Exercise — Using the data below, copy every line that contains the word "this".

Entries provided —
----------------
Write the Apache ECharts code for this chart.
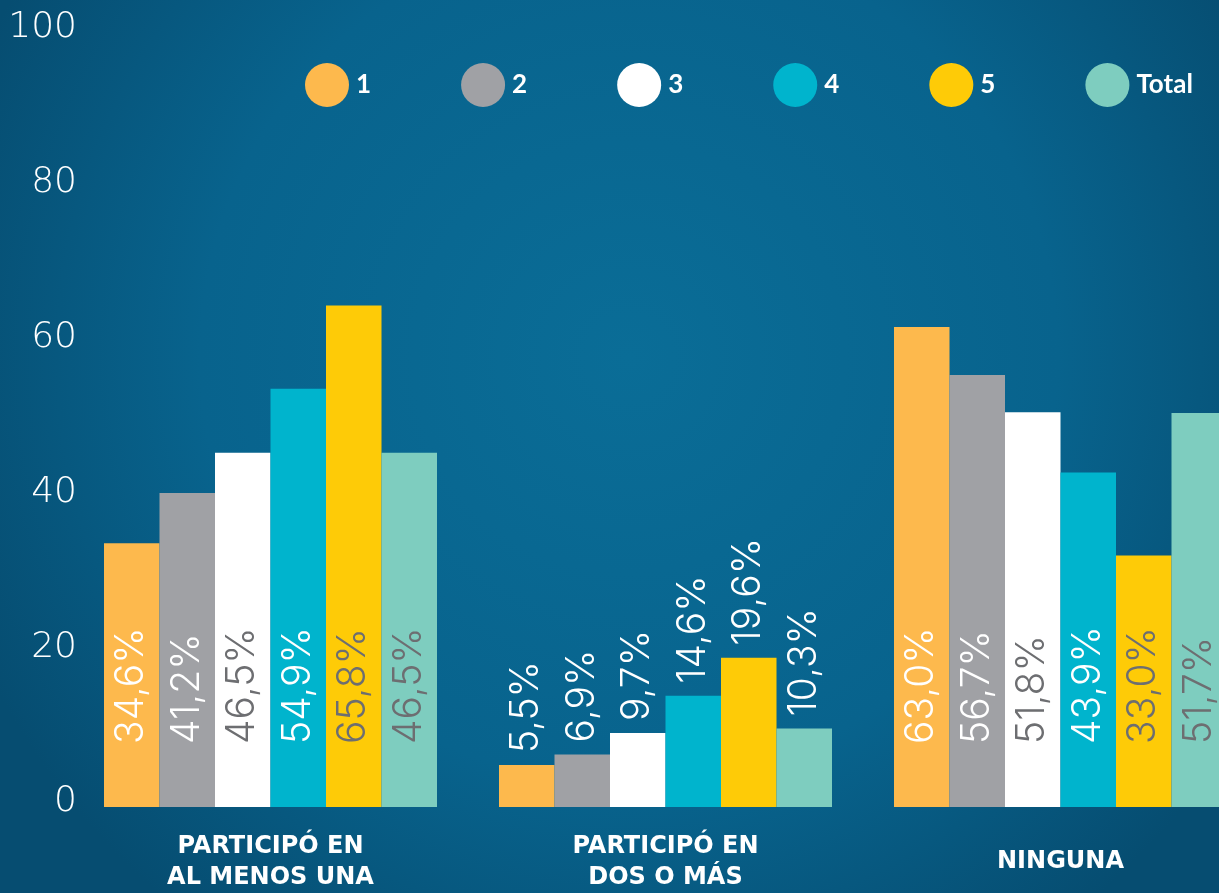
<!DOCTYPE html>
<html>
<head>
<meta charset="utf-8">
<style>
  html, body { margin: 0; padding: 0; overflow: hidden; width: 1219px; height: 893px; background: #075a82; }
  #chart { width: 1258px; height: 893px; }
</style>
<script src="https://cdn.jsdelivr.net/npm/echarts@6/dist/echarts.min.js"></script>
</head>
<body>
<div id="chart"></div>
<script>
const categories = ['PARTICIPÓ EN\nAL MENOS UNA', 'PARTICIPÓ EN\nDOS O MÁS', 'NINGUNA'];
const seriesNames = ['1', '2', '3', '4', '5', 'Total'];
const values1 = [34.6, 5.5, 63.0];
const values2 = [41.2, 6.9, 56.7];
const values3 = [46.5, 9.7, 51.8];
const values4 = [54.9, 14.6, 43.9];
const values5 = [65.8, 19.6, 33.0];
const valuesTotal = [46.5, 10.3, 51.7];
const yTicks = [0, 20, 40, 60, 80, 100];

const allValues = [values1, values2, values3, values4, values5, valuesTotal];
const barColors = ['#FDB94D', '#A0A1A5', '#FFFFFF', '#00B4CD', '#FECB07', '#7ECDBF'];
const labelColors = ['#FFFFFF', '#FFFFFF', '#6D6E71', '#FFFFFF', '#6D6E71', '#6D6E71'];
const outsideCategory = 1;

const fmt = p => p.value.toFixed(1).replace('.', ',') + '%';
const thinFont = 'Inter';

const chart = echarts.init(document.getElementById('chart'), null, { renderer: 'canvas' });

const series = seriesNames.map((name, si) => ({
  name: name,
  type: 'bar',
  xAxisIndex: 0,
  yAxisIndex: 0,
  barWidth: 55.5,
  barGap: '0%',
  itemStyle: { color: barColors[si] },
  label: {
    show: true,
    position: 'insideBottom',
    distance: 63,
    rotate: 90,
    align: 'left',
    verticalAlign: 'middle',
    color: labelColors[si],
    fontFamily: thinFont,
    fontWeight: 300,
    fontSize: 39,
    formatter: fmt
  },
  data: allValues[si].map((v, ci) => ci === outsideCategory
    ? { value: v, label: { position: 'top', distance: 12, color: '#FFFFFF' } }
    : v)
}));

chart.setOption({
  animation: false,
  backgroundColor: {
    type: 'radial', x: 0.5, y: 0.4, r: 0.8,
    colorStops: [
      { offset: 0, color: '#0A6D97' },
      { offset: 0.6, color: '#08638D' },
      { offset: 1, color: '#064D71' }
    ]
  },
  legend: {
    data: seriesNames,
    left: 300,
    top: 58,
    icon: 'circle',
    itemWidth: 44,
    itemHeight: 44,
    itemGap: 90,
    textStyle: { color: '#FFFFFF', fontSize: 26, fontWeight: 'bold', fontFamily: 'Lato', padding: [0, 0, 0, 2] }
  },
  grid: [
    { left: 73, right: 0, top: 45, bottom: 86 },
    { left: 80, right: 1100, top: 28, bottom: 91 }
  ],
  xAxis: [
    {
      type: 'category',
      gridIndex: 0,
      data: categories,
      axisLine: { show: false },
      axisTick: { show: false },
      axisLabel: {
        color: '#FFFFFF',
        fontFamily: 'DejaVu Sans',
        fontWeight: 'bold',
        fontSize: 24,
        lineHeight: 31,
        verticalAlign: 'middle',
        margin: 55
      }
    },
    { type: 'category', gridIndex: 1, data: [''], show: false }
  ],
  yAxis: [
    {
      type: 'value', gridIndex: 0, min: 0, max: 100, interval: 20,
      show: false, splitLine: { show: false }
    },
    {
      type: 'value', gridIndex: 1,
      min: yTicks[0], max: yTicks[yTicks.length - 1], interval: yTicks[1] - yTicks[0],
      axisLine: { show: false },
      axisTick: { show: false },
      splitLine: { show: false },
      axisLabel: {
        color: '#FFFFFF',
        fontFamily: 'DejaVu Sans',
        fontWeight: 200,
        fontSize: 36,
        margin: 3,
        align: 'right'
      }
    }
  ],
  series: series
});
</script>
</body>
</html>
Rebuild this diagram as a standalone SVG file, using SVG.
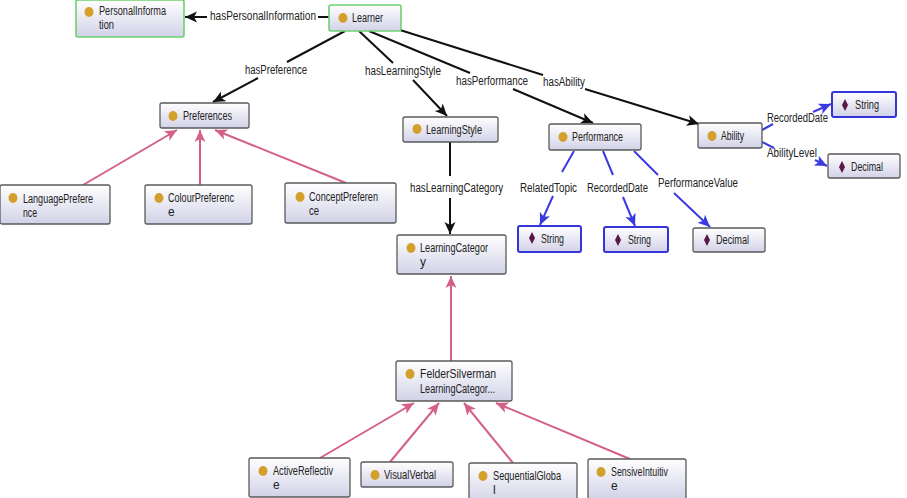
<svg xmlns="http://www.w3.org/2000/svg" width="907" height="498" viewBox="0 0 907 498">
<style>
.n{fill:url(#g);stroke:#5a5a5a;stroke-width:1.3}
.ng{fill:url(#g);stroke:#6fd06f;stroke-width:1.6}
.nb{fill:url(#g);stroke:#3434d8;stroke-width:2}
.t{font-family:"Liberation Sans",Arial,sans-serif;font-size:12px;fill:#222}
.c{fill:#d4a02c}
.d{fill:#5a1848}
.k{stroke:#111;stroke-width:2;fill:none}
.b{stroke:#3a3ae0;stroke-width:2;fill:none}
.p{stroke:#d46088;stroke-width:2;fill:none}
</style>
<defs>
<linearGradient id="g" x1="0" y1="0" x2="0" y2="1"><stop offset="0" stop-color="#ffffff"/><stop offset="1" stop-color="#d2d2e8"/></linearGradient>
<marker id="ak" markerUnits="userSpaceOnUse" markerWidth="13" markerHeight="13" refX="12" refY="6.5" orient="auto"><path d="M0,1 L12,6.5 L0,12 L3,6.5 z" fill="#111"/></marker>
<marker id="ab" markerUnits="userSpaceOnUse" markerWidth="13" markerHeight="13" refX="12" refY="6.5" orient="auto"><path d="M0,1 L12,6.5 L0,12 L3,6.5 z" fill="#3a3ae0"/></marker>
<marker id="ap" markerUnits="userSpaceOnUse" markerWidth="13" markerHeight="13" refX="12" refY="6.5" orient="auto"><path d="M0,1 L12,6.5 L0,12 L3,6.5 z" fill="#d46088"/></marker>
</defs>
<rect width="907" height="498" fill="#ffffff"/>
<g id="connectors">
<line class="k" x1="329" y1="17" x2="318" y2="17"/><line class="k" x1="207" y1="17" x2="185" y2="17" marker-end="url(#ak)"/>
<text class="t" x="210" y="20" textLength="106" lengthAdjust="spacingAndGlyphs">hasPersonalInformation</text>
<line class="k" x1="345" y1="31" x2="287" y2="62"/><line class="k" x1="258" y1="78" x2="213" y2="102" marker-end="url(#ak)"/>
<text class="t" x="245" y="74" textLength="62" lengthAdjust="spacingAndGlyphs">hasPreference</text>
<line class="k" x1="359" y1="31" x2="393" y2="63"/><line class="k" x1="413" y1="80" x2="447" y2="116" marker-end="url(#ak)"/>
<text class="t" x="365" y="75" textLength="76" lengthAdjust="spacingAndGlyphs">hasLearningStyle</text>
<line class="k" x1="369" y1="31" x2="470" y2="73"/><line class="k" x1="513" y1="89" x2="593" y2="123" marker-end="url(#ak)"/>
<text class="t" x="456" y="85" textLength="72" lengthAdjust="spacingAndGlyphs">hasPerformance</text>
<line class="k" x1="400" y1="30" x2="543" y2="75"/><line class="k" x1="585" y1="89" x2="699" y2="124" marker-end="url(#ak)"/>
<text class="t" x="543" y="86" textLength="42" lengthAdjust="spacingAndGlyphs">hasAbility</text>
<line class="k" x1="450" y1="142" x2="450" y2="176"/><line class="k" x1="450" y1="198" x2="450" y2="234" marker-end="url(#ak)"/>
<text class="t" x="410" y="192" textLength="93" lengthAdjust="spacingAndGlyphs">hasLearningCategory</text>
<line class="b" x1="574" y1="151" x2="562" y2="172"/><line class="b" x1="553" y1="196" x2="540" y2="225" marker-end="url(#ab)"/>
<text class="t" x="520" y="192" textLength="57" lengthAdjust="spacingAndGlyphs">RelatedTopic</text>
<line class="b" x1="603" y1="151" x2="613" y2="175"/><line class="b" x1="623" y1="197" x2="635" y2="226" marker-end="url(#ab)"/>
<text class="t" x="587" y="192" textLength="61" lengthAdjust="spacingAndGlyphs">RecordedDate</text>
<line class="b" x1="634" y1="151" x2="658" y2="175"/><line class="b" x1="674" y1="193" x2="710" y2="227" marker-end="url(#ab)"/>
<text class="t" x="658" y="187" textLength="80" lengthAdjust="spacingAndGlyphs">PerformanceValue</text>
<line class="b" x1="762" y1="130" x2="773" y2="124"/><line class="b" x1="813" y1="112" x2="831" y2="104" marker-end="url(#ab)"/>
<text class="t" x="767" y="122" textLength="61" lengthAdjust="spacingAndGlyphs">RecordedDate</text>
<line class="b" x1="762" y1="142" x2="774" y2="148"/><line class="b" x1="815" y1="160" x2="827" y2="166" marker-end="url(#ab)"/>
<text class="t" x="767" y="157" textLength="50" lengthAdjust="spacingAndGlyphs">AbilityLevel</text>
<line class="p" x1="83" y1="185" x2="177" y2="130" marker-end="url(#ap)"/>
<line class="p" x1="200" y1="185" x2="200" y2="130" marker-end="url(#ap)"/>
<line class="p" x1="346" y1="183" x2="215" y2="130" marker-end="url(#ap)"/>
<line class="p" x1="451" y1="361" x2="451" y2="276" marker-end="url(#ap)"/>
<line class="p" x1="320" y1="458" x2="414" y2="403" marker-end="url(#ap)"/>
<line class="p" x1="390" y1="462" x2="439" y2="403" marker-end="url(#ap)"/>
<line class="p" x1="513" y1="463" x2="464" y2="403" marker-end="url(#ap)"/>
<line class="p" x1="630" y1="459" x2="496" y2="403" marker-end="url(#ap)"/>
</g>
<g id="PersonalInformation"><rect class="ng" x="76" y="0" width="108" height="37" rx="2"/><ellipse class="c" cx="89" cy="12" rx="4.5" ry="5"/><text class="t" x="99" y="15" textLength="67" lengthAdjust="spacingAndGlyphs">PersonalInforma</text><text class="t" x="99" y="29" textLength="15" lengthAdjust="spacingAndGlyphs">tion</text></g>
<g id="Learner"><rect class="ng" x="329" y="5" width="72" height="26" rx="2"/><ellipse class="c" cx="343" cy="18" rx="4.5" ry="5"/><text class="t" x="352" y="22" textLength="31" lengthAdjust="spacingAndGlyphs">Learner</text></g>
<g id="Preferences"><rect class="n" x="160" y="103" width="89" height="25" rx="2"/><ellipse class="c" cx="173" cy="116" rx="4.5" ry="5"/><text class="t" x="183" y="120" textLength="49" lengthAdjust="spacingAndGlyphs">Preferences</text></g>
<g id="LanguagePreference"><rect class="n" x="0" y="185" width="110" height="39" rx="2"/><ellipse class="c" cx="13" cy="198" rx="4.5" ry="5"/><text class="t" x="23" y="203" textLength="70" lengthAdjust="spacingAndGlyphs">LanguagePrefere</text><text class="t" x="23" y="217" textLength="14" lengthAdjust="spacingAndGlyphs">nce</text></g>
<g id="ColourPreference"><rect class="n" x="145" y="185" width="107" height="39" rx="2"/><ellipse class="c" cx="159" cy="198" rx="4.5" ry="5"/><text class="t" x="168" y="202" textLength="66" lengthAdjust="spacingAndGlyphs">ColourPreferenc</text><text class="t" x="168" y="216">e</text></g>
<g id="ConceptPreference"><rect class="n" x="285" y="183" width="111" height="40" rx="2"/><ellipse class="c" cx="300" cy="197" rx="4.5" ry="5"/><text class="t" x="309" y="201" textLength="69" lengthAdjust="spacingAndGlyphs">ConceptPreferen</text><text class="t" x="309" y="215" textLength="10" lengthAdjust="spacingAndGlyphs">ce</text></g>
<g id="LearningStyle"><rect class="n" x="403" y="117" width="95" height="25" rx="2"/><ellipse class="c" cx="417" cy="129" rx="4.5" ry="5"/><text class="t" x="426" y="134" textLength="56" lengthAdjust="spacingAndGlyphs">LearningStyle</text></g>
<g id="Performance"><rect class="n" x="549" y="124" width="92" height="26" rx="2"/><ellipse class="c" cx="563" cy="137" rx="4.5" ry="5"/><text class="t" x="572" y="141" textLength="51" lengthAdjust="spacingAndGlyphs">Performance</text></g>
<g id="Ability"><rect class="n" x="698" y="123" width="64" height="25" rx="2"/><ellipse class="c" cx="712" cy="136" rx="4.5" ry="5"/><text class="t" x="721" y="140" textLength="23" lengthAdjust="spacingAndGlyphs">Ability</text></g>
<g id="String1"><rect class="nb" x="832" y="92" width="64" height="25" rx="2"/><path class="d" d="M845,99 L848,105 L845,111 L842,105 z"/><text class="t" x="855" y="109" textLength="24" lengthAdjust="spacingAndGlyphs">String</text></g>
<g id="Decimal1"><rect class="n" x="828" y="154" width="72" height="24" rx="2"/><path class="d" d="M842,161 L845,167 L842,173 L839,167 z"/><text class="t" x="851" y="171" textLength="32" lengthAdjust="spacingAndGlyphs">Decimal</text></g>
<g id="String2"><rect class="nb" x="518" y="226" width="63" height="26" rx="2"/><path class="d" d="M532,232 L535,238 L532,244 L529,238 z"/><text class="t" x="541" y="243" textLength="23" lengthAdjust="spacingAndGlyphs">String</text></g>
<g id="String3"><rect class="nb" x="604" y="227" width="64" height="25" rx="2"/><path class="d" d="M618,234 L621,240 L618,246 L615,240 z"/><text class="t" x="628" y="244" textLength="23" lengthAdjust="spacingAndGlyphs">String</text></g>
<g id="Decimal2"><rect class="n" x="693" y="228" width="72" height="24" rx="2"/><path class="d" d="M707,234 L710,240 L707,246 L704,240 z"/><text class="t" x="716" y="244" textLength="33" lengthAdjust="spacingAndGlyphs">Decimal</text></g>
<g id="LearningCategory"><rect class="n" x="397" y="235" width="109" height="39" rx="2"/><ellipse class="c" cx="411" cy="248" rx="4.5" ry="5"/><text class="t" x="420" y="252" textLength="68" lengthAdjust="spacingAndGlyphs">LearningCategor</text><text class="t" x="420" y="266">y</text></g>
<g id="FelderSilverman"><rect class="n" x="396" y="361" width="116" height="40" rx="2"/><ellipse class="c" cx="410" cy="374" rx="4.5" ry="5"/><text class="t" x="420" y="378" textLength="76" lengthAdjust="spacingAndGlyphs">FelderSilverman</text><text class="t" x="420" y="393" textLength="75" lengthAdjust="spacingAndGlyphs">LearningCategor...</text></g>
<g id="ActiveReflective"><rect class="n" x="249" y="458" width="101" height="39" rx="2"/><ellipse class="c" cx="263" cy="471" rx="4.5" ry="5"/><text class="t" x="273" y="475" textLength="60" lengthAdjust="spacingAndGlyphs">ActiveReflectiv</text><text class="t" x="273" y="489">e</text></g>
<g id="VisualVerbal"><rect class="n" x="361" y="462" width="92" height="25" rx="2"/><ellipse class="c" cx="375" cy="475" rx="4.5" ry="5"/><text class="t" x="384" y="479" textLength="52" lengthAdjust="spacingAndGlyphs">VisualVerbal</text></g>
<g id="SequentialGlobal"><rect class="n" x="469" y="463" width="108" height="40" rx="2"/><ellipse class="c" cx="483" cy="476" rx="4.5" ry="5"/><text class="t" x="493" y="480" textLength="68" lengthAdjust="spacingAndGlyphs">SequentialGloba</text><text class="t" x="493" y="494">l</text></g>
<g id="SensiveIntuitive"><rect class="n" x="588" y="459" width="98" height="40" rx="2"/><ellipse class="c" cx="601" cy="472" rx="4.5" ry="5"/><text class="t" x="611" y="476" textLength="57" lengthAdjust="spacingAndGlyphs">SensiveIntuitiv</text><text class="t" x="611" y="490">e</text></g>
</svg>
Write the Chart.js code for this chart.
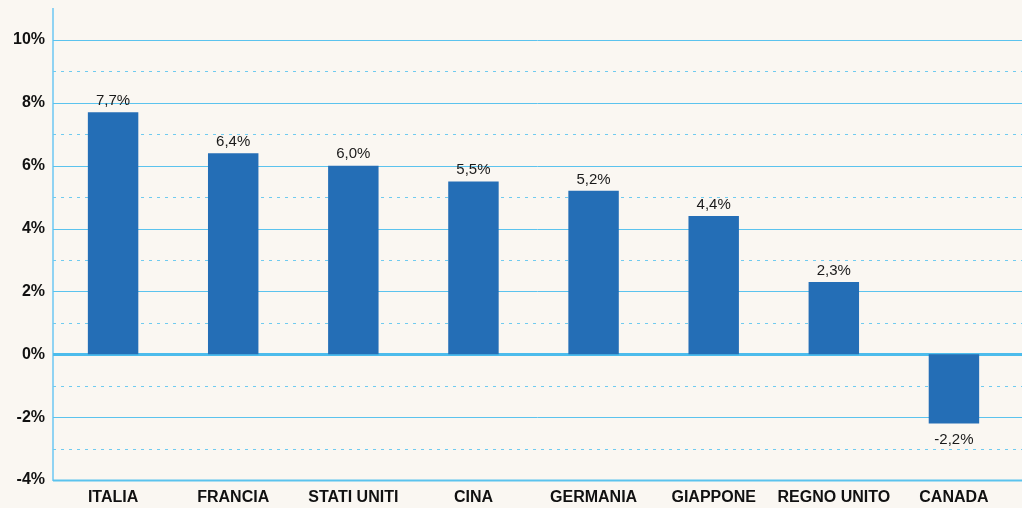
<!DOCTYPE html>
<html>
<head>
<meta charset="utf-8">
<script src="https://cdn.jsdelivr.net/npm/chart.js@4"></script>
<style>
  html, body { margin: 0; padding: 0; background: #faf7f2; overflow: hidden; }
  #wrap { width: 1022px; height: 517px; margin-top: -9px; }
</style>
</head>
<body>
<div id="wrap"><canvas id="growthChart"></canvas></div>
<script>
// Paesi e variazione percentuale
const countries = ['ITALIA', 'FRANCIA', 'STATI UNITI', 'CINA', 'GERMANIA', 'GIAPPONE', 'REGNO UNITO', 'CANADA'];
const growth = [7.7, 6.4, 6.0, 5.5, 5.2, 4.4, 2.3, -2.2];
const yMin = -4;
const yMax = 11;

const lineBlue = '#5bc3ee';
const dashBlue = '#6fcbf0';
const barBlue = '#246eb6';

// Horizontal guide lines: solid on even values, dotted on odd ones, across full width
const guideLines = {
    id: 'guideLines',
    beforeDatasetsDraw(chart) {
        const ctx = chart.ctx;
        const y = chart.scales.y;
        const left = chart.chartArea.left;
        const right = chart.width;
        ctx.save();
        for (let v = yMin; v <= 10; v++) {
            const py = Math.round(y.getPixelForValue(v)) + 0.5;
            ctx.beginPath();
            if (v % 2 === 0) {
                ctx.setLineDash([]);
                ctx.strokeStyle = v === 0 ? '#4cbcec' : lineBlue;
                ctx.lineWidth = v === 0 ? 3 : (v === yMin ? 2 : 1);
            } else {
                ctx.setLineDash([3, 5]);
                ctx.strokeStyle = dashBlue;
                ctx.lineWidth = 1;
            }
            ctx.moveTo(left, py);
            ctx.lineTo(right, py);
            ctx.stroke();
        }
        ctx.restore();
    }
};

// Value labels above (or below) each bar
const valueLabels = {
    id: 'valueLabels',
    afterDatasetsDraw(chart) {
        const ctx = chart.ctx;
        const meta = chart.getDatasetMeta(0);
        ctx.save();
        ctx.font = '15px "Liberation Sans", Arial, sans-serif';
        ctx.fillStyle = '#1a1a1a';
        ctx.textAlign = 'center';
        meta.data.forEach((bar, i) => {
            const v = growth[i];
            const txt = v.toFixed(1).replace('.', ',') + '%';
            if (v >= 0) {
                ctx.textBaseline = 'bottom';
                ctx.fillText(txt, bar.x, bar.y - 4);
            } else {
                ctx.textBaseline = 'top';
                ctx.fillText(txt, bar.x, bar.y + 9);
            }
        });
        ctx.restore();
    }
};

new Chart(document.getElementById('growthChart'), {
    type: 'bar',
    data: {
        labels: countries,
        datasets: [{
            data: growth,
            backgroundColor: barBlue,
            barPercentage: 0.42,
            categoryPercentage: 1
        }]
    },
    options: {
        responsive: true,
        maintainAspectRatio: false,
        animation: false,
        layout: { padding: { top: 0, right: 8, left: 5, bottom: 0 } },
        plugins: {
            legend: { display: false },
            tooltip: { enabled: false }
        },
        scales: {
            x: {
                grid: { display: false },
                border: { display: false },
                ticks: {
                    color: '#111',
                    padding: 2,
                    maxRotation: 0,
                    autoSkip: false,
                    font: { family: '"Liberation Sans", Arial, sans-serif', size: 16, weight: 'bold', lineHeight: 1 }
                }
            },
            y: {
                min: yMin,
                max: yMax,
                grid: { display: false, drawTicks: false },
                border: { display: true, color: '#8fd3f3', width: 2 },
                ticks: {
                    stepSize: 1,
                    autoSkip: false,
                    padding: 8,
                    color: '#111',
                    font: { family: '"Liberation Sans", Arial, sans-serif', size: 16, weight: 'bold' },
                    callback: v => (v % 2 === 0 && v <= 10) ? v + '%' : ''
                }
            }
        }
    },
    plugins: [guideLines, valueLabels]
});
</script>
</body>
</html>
----------------
Worked answer —
Write the Apache ECharts code for this chart.
Rebuild this diagram as a standalone SVG file, using SVG.
Write the Chart.js code for this chart.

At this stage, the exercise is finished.